Rows from a dataset of charts and code
········

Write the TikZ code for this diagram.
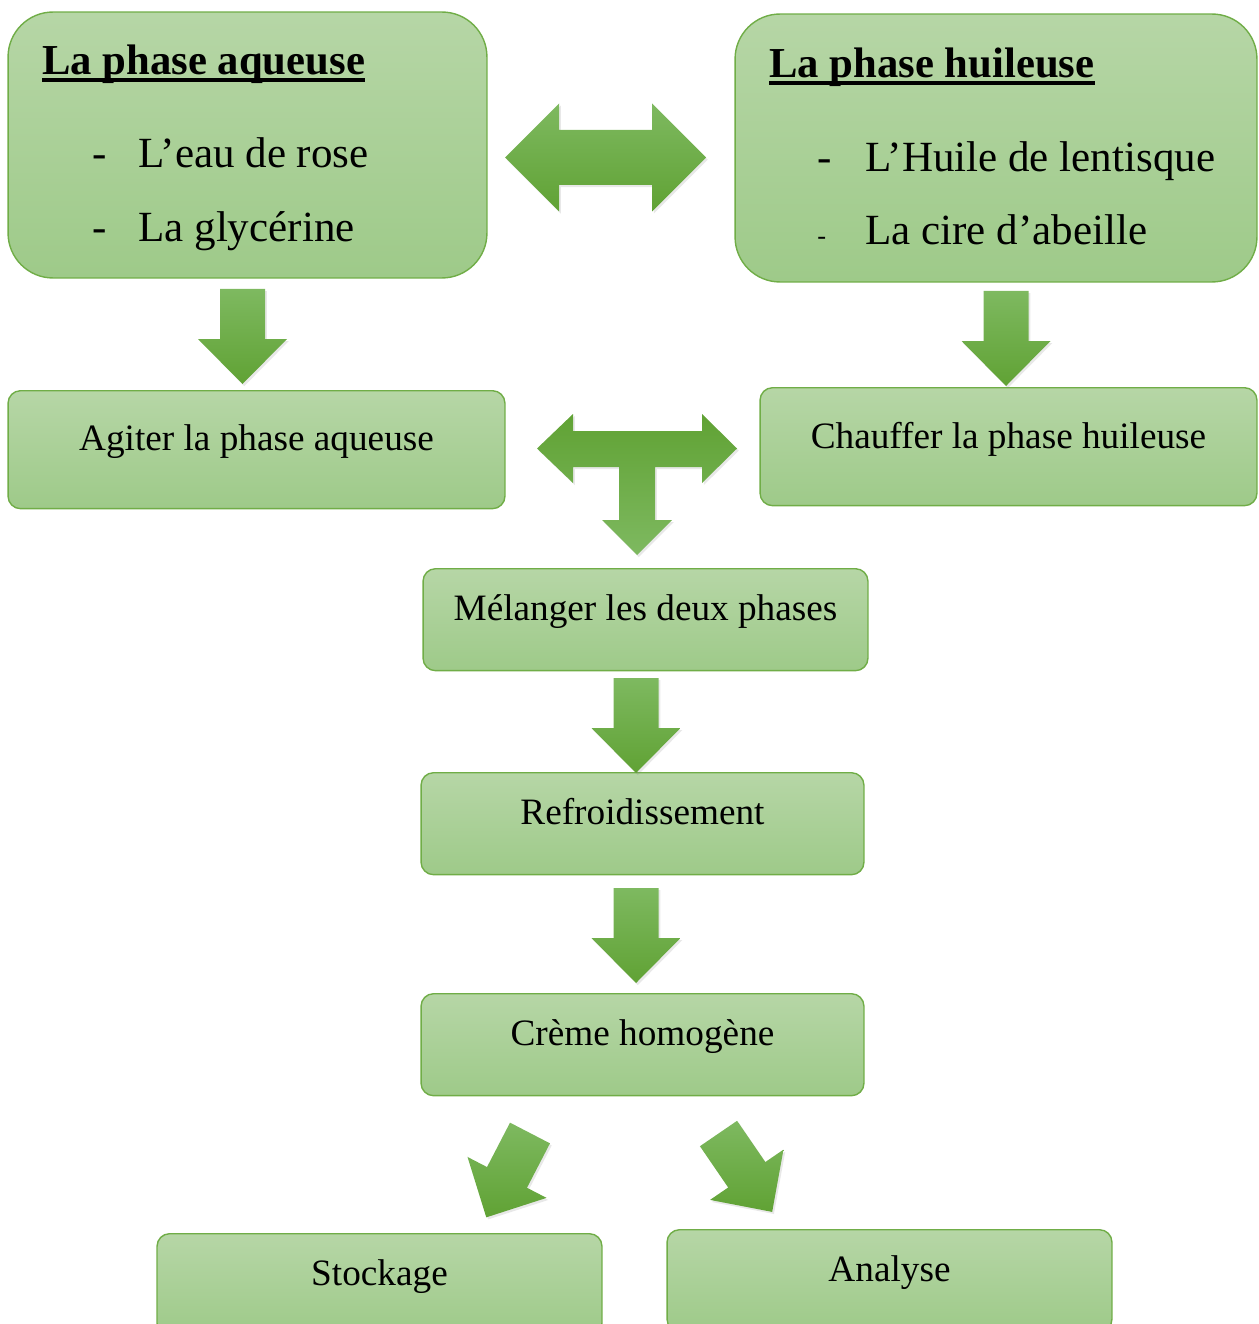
\documentclass[tikz,border=0pt]{standalone}
\usepackage{fontspec}
\setmainfont{Liberation Serif}
\usetikzlibrary{shadows}

\definecolor{boxtop}{RGB}{182,214,166}
\definecolor{boxbot}{RGB}{158,202,137}
\definecolor{boxline}{RGB}{112,173,71}
\definecolor{arrtop}{RGB}{126,185,96}
\definecolor{arrbot}{RGB}{96,162,52}

\begin{document}
\begin{tikzpicture}[
			x=0.02cm, y=-0.02cm,
			phasebox/.style={
				rectangle,
				draw=boxline,
				line width=0.8pt,
				rounded corners=0.9cm,
				top color=boxtop,
				bottom color=boxbot
			},
			box/.style={
				rectangle,
				draw=boxline,
				line width=0.8pt,
				rounded corners=0.25cm,
				top color=boxtop,
				bottom color=boxbot,
				minimum width=8.9cm,
				inner sep=0pt,
				text height=1.04cm,
				text depth=1.0cm,
				anchor=north,
				font=\fontsize{21.2}{25}\selectfont
			},
			item/.style={
				anchor=base west,
				inner sep=0pt,
				font=\fontsize{24.5}{28}\selectfont
			},
			title/.style={
				item,
				font=\fontsize{24.3}{28}\selectfont\bfseries
			},
			underline/.style={
				line width=2pt
			},
			blockarrow/.style={
				top color=arrtop,
				bottom color=arrbot,
				drop shadow={opacity=0.18, shadow xshift=1pt, shadow yshift=-1.2pt}
			}
			]
			
			\clip (0,0) rectangle (1258,1324);
			
			% the two phases
			\node (aq) [phasebox, minimum width=9.58cm, minimum height=5.32cm] at (247.5,145) {};
			\node (hu) [phasebox, minimum width=10.44cm, minimum height=5.36cm] at (996,148) {};
			
			\node (aqtitle) [title] at (42,75) {La phase aqueuse};
			\node (aqone) [item] at (92,168) {\makebox[0.92cm][l]{-}L’eau de rose};
			\node (aqtwo) [item] at (92,242) {\makebox[0.92cm][l]{-}La glycérine};
			
			\node (hutitle) [title] at (769,78) {La phase huileuse};
			\node (huone) [item] at (817,172) {\makebox[0.96cm][l]{-}L’Huile de lentisque};
			\node (hutwo) [item] at (817,245) {\makebox[0.96cm][l]{\fontsize{15}{18}\selectfont -}La cire d’abeille};
			
			\draw [underline] ([yshift=-2.8pt]aqtitle.base west) -- ([yshift=-2.8pt]aqtitle.base east);
			\draw [underline] ([yshift=-2.8pt]hutitle.base west) -- ([yshift=-2.8pt]hutitle.base east);
			
			% steps
			\node (agit) [box, minimum width=9.94cm, text height=1.2cm, text depth=1.16cm] at (256.5,390) {Agiter la phase aqueuse};
			\node (chauf) [box, minimum width=9.94cm, text height=1.22cm, text depth=1.14cm] at (1008.5,387) {Chauffer la phase huileuse};
			\node (mel) [box] at (645.5,568) {Mélanger les deux phases};
			\node (refr) [box, minimum width=8.86cm] at (642.5,772) {Refroidissement};
			\node (creme) [box, minimum width=8.86cm] at (642.5,993) {Crème homogène};
			\node (stock) [box] at (379.5,1233) {Stockage};
			\node (anal) [box] at (889.5,1229) {Analyse};
			
			% block arrows
			\path [blockarrow] (505,157.5) -- (559,103.5) -- (559,130) -- (652,130) -- (652,103.5)
				-- (706,157.5) -- (652,211.5) -- (652,185) -- (559,185) -- (559,211.5) -- cycle;
			
			\path [blockarrow, top color=arrbot, bottom color=arrtop] (537,448.5) -- (573,414) -- (573,431) -- (702,431) -- (702,414)
				-- (737,448.5) -- (702,483) -- (702,467) -- (655,467) -- (655,520) -- (672,520)
				-- (637,555) -- (602,520) -- (619,520) -- (619,467) -- (573,467) -- (573,483) -- cycle;
			
			\foreach \ax/\ay/\ang in {242.5/289/0, 1006/291/0, 636/678/0, 636/888/0, 530/1133/-27.4, 718.5/1133.5/34.4}
				\path [blockarrow, shift={(\ax,\ay)}, rotate=\ang] (-22.5,0) -- (22.5,0) -- (22.5,50)
					-- (44.5,50) -- (0,95) -- (-44.5,50) -- (-22.5,50) -- cycle;
			
		\end{tikzpicture}
\end{document}
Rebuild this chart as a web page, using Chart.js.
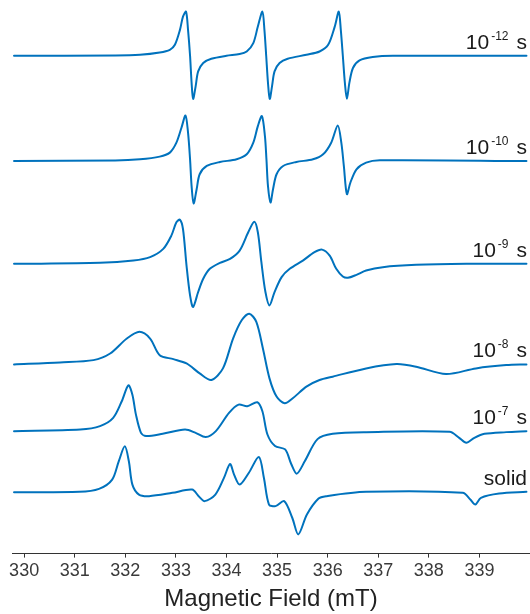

········

> [REQUIRED TASK] Copy each line above precisely, dropping the pictures.

> [THE SOLUTION]
Write the TikZ code for this diagram.
\documentclass[tikz,border=0pt]{standalone}
\usepackage{fontspec}
\setmainfont{Liberation Serif}
\usetikzlibrary{shadows}

\definecolor{boxtop}{RGB}{182,214,166}
\definecolor{boxbot}{RGB}{158,202,137}
\definecolor{boxline}{RGB}{112,173,71}
\definecolor{arrtop}{RGB}{126,185,96}
\definecolor{arrbot}{RGB}{96,162,52}

\begin{document}
\begin{tikzpicture}[
			x=0.02cm, y=-0.02cm,
			phasebox/.style={
				rectangle,
				draw=boxline,
				line width=0.8pt,
				rounded corners=0.9cm,
				top color=boxtop,
				bottom color=boxbot
			},
			box/.style={
				rectangle,
				draw=boxline,
				line width=0.8pt,
				rounded corners=0.25cm,
				top color=boxtop,
				bottom color=boxbot,
				minimum width=8.9cm,
				inner sep=0pt,
				text height=1.04cm,
				text depth=1.0cm,
				anchor=north,
				font=\fontsize{21.2}{25}\selectfont
			},
			item/.style={
				anchor=base west,
				inner sep=0pt,
				font=\fontsize{24.5}{28}\selectfont
			},
			title/.style={
				item,
				font=\fontsize{24.3}{28}\selectfont\bfseries
			},
			underline/.style={
				line width=2pt
			},
			blockarrow/.style={
				top color=arrtop,
				bottom color=arrbot,
				drop shadow={opacity=0.18, shadow xshift=1pt, shadow yshift=-1.2pt}
			}
			]
			
			\clip (0,0) rectangle (1258,1324);
			
			% the two phases
			\node (aq) [phasebox, minimum width=9.58cm, minimum height=5.32cm] at (247.5,145) {};
			\node (hu) [phasebox, minimum width=10.44cm, minimum height=5.36cm] at (996,148) {};
			
			\node (aqtitle) [title] at (42,75) {La phase aqueuse};
			\node (aqone) [item] at (92,168) {\makebox[0.92cm][l]{-}L’eau de rose};
			\node (aqtwo) [item] at (92,242) {\makebox[0.92cm][l]{-}La glycérine};
			
			\node (hutitle) [title] at (769,78) {La phase huileuse};
			\node (huone) [item] at (817,172) {\makebox[0.96cm][l]{-}L’Huile de lentisque};
			\node (hutwo) [item] at (817,245) {\makebox[0.96cm][l]{\fontsize{15}{18}\selectfont -}La cire d’abeille};
			
			\draw [underline] ([yshift=-2.8pt]aqtitle.base west) -- ([yshift=-2.8pt]aqtitle.base east);
			\draw [underline] ([yshift=-2.8pt]hutitle.base west) -- ([yshift=-2.8pt]hutitle.base east);
			
			% steps
			\node (agit) [box, minimum width=9.94cm, text height=1.2cm, text depth=1.16cm] at (256.5,390) {Agiter la phase aqueuse};
			\node (chauf) [box, minimum width=9.94cm, text height=1.22cm, text depth=1.14cm] at (1008.5,387) {Chauffer la phase huileuse};
			\node (mel) [box] at (645.5,568) {Mélanger les deux phases};
			\node (refr) [box, minimum width=8.86cm] at (642.5,772) {Refroidissement};
			\node (creme) [box, minimum width=8.86cm] at (642.5,993) {Crème homogène};
			\node (stock) [box] at (379.5,1233) {Stockage};
			\node (anal) [box] at (889.5,1229) {Analyse};
			
			% block arrows
			\path [blockarrow] (505,157.5) -- (559,103.5) -- (559,130) -- (652,130) -- (652,103.5)
				-- (706,157.5) -- (652,211.5) -- (652,185) -- (559,185) -- (559,211.5) -- cycle;
			
			\path [blockarrow, top color=arrbot, bottom color=arrtop] (537,448.5) -- (573,414) -- (573,431) -- (702,431) -- (702,414)
				-- (737,448.5) -- (702,483) -- (702,467) -- (655,467) -- (655,520) -- (672,520)
				-- (637,555) -- (602,520) -- (619,520) -- (619,467) -- (573,467) -- (573,483) -- cycle;
			
			\foreach \ax/\ay/\ang in {242.5/289/0, 1006/291/0, 636/678/0, 636/888/0, 530/1133/-27.4, 718.5/1133.5/34.4}
				\path [blockarrow, shift={(\ax,\ay)}, rotate=\ang] (-22.5,0) -- (22.5,0) -- (22.5,50)
					-- (44.5,50) -- (0,95) -- (-44.5,50) -- (-22.5,50) -- cycle;
			
		\end{tikzpicture}
\end{document}
Rebuild this chart as a web page, using Chart.js.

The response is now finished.